21.4.5.1 Sequence interface

	Sequence interface operations - \(O(\cdot)\)
	Build	Static	Dynamic
Data Structure	build(X)	get_at(i) set_at(i)	insert_first(x) delete_first()	insert_last(x) delete_last()	insert_at(i, x) delete_at(i)
array	n	1	n	n	n
linked list	n	n	1	n	n
doubly linked list w/ tail	n	n	1	1	n
dynamic array	n	1	\(1_{(a)}\)	\(1_{(a)}\)	n
binary tree	n	h	h	h	h
avl tree	n	log n	log n	log n	log n
Note:
\(\cdot_{(a)}\) implies amortized, \(\cdot_{(e)}\) implies expected, h is height of the tree

21.4.5.2 Map interface

	Map interface operations - \(O(\cdot)\)
	Build	Static	Dynamic	Order
Data Structure	build(X)	find(k)	insert(k) delete(k)	find_min() find_max()	find_prev(k) find_next(k)
array	n	n	n	n	n
sorted array	n log n	log n (binary search)	n	1	log n
direct access array	u	1	1	u	u
hash tables	\(n_{(e)}\)	\(1_{(e)}\)	\(1_{(e)(a)}\)	n	n
binary tree	n log n	h	h	h	h
avl tree	n log n	log n	log n	log n	log n
Note:
\(\cdot_{(a)}\) implies amortized, \(\cdot_{(e)}\) implies expected, h is height of the tree

21.5 Algorithms

Algorithm is a procedure to solve a problem.

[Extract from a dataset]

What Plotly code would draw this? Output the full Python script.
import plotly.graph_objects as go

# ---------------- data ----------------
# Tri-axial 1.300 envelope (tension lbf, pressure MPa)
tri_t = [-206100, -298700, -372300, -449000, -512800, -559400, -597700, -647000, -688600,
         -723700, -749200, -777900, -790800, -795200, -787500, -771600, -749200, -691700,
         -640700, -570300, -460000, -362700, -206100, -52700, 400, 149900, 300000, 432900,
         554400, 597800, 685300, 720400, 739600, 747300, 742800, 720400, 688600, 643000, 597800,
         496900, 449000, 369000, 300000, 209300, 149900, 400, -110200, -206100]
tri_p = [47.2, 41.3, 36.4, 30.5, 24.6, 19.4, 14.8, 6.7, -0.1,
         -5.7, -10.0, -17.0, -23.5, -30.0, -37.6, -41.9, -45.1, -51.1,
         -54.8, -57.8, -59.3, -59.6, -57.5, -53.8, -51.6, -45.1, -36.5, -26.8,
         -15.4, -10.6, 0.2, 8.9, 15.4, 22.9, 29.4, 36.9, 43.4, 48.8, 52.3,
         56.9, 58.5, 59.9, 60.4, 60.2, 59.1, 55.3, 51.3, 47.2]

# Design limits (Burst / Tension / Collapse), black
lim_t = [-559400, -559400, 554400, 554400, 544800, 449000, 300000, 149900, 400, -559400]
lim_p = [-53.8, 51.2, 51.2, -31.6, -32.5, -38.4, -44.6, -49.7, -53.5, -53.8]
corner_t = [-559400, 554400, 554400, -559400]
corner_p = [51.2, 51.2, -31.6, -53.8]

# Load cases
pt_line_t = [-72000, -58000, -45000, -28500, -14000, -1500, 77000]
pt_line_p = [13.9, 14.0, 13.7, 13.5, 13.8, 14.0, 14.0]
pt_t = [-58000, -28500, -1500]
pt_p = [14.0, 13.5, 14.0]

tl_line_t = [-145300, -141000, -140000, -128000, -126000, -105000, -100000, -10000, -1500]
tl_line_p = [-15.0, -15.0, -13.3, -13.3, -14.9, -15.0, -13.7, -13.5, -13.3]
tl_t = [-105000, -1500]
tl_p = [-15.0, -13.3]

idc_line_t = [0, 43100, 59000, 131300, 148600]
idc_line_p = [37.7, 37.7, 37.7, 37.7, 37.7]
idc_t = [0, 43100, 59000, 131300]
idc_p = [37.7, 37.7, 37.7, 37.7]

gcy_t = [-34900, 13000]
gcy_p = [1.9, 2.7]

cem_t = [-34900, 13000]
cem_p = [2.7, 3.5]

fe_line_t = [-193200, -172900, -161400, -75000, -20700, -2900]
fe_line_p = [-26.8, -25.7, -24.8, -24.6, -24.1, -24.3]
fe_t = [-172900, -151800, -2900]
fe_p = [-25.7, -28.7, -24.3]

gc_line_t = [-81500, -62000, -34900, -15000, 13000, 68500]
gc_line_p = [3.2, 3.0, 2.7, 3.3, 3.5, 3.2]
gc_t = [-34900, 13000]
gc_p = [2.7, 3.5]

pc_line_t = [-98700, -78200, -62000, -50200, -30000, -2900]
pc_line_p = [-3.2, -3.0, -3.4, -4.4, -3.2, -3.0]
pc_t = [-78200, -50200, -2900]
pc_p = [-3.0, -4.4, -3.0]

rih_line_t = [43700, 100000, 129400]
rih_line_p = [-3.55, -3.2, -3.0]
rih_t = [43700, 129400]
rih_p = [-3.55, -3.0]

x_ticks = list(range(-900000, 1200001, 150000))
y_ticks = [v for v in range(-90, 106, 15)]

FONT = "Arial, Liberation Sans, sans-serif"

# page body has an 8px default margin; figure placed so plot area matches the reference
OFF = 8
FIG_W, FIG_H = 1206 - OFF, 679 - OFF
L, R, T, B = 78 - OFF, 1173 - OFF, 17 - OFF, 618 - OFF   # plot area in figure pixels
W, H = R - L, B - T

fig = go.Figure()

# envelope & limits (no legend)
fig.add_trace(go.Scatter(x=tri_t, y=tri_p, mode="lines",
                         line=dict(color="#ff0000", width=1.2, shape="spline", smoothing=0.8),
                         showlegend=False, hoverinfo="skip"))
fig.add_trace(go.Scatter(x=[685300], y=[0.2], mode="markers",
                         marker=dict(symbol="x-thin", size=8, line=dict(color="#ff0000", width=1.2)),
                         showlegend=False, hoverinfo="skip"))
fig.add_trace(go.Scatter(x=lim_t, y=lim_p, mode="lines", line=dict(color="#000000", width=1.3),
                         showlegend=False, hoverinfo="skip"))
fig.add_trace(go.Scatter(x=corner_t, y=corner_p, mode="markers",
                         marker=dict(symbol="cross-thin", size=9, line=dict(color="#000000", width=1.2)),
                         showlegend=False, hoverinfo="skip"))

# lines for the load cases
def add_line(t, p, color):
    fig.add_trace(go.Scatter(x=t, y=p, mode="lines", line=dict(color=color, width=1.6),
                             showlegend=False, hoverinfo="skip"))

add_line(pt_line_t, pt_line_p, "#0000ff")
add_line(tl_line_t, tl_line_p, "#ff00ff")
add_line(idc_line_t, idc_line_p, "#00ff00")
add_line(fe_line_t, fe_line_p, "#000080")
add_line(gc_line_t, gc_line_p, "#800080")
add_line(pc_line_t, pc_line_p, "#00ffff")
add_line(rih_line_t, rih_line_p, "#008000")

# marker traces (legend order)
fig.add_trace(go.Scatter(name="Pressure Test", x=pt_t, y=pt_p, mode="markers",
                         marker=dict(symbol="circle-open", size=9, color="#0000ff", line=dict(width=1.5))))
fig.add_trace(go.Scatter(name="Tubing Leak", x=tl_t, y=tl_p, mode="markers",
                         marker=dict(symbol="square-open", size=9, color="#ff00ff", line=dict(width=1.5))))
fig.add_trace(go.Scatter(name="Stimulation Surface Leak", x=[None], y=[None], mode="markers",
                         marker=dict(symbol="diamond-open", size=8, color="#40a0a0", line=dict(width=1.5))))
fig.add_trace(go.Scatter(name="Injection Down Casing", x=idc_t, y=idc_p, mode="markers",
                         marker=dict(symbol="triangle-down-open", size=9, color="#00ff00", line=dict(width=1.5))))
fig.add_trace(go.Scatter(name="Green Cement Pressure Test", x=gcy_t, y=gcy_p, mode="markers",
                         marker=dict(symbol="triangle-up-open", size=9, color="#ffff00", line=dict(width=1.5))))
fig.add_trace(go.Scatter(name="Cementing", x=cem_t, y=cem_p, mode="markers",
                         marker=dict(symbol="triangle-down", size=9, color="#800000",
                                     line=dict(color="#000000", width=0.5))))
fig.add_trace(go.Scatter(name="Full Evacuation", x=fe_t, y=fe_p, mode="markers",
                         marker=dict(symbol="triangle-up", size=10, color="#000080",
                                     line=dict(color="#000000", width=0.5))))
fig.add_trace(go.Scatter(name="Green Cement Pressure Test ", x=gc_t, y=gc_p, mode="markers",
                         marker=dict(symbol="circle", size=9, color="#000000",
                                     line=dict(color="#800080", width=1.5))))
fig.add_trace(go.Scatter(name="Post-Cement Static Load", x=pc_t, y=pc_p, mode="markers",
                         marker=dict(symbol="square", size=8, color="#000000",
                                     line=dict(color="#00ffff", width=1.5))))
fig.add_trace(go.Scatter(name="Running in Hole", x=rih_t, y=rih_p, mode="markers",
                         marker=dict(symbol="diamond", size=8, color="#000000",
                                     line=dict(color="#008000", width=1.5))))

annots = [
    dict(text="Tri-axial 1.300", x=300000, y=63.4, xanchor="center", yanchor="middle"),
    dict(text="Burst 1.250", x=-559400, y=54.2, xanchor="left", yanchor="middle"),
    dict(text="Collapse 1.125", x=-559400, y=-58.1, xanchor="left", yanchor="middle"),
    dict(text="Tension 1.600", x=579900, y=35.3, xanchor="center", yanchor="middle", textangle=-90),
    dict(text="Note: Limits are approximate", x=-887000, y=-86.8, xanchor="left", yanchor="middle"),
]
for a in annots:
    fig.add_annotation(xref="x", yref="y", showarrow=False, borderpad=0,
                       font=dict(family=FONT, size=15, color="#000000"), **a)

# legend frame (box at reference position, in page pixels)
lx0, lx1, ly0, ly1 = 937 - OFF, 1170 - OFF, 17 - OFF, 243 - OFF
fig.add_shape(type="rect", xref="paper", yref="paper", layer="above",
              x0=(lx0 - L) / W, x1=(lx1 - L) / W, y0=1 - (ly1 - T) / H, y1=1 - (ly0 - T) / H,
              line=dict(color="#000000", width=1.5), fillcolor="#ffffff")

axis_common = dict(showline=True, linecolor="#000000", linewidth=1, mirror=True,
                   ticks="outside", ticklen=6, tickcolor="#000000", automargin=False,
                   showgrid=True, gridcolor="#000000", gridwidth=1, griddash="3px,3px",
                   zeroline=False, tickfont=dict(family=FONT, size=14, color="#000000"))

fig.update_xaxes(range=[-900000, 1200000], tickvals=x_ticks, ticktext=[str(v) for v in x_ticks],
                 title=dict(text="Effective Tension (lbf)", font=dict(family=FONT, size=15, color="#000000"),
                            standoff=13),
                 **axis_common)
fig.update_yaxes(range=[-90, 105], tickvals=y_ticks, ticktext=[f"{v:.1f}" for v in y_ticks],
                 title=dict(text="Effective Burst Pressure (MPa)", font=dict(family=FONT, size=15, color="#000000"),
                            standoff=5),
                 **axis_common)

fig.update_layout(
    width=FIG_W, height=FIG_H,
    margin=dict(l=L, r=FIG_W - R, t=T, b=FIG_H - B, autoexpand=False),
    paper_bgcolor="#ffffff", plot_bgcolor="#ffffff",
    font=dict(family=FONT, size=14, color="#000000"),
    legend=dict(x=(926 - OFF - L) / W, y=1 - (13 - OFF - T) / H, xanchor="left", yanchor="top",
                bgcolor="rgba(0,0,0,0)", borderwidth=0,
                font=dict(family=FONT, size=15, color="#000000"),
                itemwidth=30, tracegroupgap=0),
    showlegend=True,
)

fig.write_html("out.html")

Study of algorithms involves study of finding correct and efficient procedures to solve problems.

Some classical algorithms are listed below along with their efficiency.

Application	Name	Performance	Comments
Search	Linear search	\(O(n)\)	Iterative
	Binary search	\(O(Log_2 \ n)\)	Recursive Works on sorted arrays
Sort	Insertion Sort	\(O(n^2)\)	In-place Unstable
	Selection Sort	\(O(n^2)\)	In-place
	Merge Sort	\(O(n Log_2 \ n)\)	Creates new collection Recursive

An algorithm is a solution to implementing operations like search and sort for a data structure.

An operation for a implementation of a data structure can use any of the compatible algorithms, but not all will be efficient. For example, for sorting an array merge sort is much quicker than most algorithms.

The algorithms provided here should also serve as mini projects to research and implement the algorithm. This should be a good practice to apply combining basic building blocks in previous sections.